Lab 3: Environment Monitoring

1. Setup: Monitor temperature, voltage, background tasks
2. Correlate: Measure performance under different environmental conditions
3. Control: Implement environmental controls for consistent benchmarking
4. Document: Establish baseline environmental conditions for future tests

Check Yourself

Understanding Check

• Can you explain the difference between micro and macro benchmarks?
• Do you understand why statistical analysis is important in benchmarking?
• Can you identify environmental factors that affect performance measurements?
• Do you know how to determine if performance differences are statistically significant?

Application Check

• Can you design benchmarks that isolate specific operations?
• Can you implement statistical analysis for benchmark results?
• Can you monitor and control environmental factors during benchmarking?
• Can you integrate benchmarking with profiling tools?

Analysis Check

• Can you analyze benchmark results for statistical significance?
• Can you identify when benchmark results are unreliable?
• Can you correlate performance changes with environmental factors?
• Can you use benchmark results to guide optimization efforts?

Cross-links

• Performance Profiling - Detailed performance analysis
• Code Optimization Techniques - Using benchmarks to guide optimization
• Real-Time Systems - Real-time performance measurement
• Hardware Fundamentals - Understanding system timing
• System Integration - Integrating benchmarks into build process

Conclusion

Benchmarking frameworks provide the systematic approach to performance measurement essential for effective optimization. Micro-benchmarks provide detailed insight into specific operations, while system benchmarks evaluate overall system performance. Workload characterization ensures representativeness, and design principles ensure reliable results.

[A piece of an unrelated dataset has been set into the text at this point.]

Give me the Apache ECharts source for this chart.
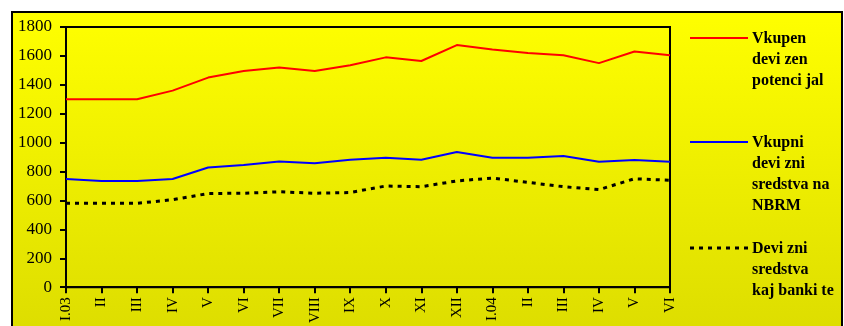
<!DOCTYPE html>
<html>
<head>
<meta charset="utf-8">
<script src="https://cdn.jsdelivr.net/npm/echarts@6/dist/echarts.min.js"></script>
<style>
  html, body { margin: 0; padding: 0; background: #ffffff; }
  #chart { width: 844px; height: 326px; }
</style>
</head>
<body>
<div id="chart"></div>
<script>
// Months: January 2003 to June 2004
const months = ['I.03', 'II', 'III', 'IV', 'V', 'VI', 'VII', 'VIII', 'IX', 'X', 'XI', 'XII',
                'I.04', 'II', 'III', 'IV', 'V', 'VI'];

// Total foreign-exchange potential
const vkupenPotencijal = [1300, 1300, 1300, 1360, 1450, 1495, 1520, 1495, 1535, 1590,
                          1565, 1675, 1645, 1620, 1605, 1550, 1630, 1605];
// Total foreign-exchange assets of NBRM
const sredstvaNBRM = [748, 734, 734, 748, 828, 845, 870, 857, 882, 895,
                      882, 935, 895, 895, 908, 868, 880, 868];
// Foreign-exchange assets of banks
const sredstvaBanki = [580, 580, 580, 605, 648, 650, 660, 650, 655, 700,
                       695, 735, 755, 725, 695, 675, 750, 740];

const yTicks = { min: 0, max: 1800, interval: 200 };

const legendItems = [
  { text: 'Vkupen\ndevi zen\npotenci jal', color: '#ff0000', type: 'solid', y: 38 },
  { text: 'Vkupni\ndevi zni\nsredstva na\nNBRM', color: '#0000ff', type: 'solid', y: 142 },
  { text: 'Devi zni\nsredstva\nkaj banki te', color: '#000000', type: [4, 5], y: 248 }
];

const serif = '"Liberation Serif", "Times New Roman", serif';
const chart = echarts.init(document.getElementById('chart'));

const legendGraphics = [];
legendItems.forEach(function (it) {
  legendGraphics.push({
    type: 'line',
    shape: { x1: 690, y1: it.y, x2: 748, y2: it.y },
    style: { stroke: it.color, lineWidth: it.type === 'solid' ? 2 : 3, lineDash: it.type === 'solid' ? null : it.type },
    z: 10
  });
  legendGraphics.push({
    type: 'text',
    x: 752,
    y: it.y - 10,
    style: {
      text: it.text,
      font: 'bold 16px ' + serif,
      fill: '#000000',
      lineHeight: 21
    },
    z: 10
  });
});

chart.setOption({
  animation: false,
  backgroundColor: '#ffffff',
  graphic: [
    {
      type: 'rect',
      shape: { x: 12, y: 12, width: 830, height: 330 },
      style: {
        fill: new echarts.graphic.LinearGradient(0, 0, 0, 1, [
          { offset: 0, color: '#ffff00' },
          { offset: 1, color: '#dcdc00' }
        ]),
        stroke: '#000000',
        lineWidth: 2
      },
      z: -10
    }
  ].concat(legendGraphics),
  grid: {
    left: 66, top: 27, right: 174, bottom: 36,
    show: true,
    borderColor: '#000000',
    borderWidth: 2,
    backgroundColor: 'transparent'
  },
  xAxis: {
    type: 'category',
    data: months,
    boundaryGap: false,
    axisLine: { lineStyle: { color: '#000000', width: 2 } },
    axisTick: { show: true, alignWithLabel: true, length: 6, lineStyle: { color: '#000000', width: 2 } },
    axisLabel: {
      rotate: 90,
      interval: 0,
      margin: 10,
      color: '#000000',
      fontFamily: serif,
      fontSize: 15
    },
    splitLine: { show: false }
  },
  yAxis: {
    type: 'value',
    min: yTicks.min,
    max: yTicks.max,
    interval: yTicks.interval,
    axisLine: { show: true, lineStyle: { color: '#000000', width: 2 } },
    axisTick: { show: true, length: 6, lineStyle: { color: '#000000', width: 2 } },
    axisLabel: {
      margin: 14,
      color: '#000000',
      fontFamily: serif,
      fontSize: 17,
      formatter: function (v) { return String(v); }
    },
    splitLine: { show: false }
  },
  series: [
    {
      name: 'Vkupen devizen potencijal',
      type: 'line',
      data: vkupenPotencijal,
      symbol: 'none',
      lineStyle: { color: '#ff0000', width: 2 }
    },
    {
      name: 'Vkupni devizni sredstva na NBRM',
      type: 'line',
      data: sredstvaNBRM,
      symbol: 'none',
      lineStyle: { color: '#0000ff', width: 2 }
    },
    {
      name: 'Devizni sredstva kaj bankite',
      type: 'line',
      data: sredstvaBanki,
      symbol: 'none',
      lineStyle: { color: '#000000', width: 3, type: [4, 5] }
    }
  ]
});
</script>
</body>
</html>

The most effective benchmarking strategies combine multiple approaches to build comprehensive understanding of system performance. Each approach provides different insights, and the combination guides optimization efforts effectively.

As embedded systems become more complex, the importance of effective benchmarking frameworks will only increase. The continued development of benchmarking methodologies and automation tools will provide new opportunities for performance measurement, but the fundamental principles of systematic measurement and objective analysis will remain the foundation of effective performance optimization.